Mohanty stated that the security part needs to be looked at with two different viewpoints, of which one from the internal and the other from an external network in terms of cybersecurity. External cybersecurity tends to get compromised more often on account of the network service provider. Most international hotels put three-layered security cover. Most hotels here use Opera or Oracle software which is pretty secure in terms of securing data. There are five to six ways when you can get attacked by a virus which is basically a ransomware, etc. Generally, the IT team is on the top of it to secure the data from a breach.
Bose doesn’t see a big threat when it comes to cybersecurity breach noting that most systems are already in place. “Cyber crimes are being taken care of and that is what will come with years passing, technology will become more and more agile. So we don’t see a big threat on that aspect. Also, we do pilot projects when we are introducing a new technology in the guest’s arena. These projects are done and tested fool-proof and then installed to be accessed by the guests,” he opined. Adding to Varun’s point, Kataria mentioned that an important point to check cybersecurity is training. “The architecture of the software is tested multiple times but it is the human element which is the differentiator. So we have to spend our valuable time training our teams and watching out that they do not access an email unknowingly without realising where it is coming from,” he adds. Vadhera explained that systems are already in place at Hilton that keep their guest’s data out of reach from hackers. “For data security at Hilton, we have our own PMS which is called OnQ. We have all our servers secure; all our PCs are USB blocked, so there is no breach of any data by the staff or guests. To the guest servers, no employee access is allowed, so that is the level where we are going in terms of cybersecurity. Training is important but the task is to teach the staff what not to do,” he stated.
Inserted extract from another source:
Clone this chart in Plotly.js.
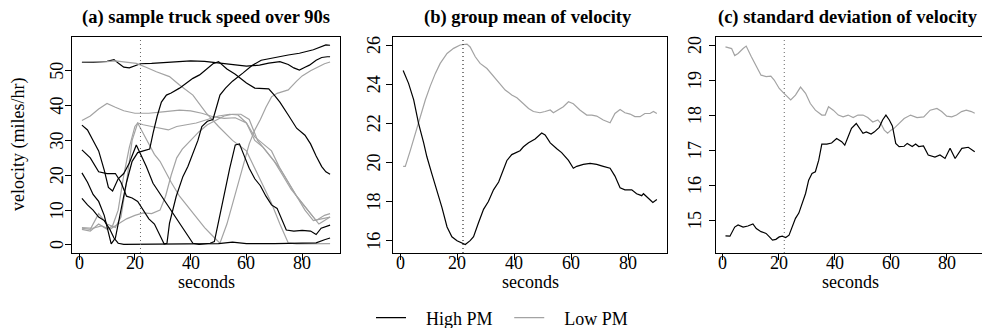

Gupta also spoke about how they prevent a data breach at The Den, Bangalore, “In some instances probably we have stepped back, like for example a lot of mobiles that we use, are without cameras and internet. When it comes to cyber crimes the levels of security, check and data integrity, we actually have international affiliations. GDPR is a big issue today wherein a hotel is not even allowed to store the personal data of the guests after their check out and it gets auto-erased from the systems, which means we have become more or less insulated when it comes to security. ” Dhanabalu informed, “We are moving to cloud-based technogy and are also working on a cloud-based PMS now wherein security is better.”
It is extremely important to ensure adequate protection systems and to educate and train the staff. “The security of crucial information like passport details and training the staff to check breach of the sensitive data of the guests becomes very important,” reiterated Kidwai. Kuruvilla concluded by saying, “As far as the security of guest data is concerned, masking of the data is done before making it available to the team members. In terms of training, there are dos and don’ts and, there are more don’ts than dos, so we do monitor that. Isolating servers from the firewall is important. which reduces the breach of guest’s consolidated data.”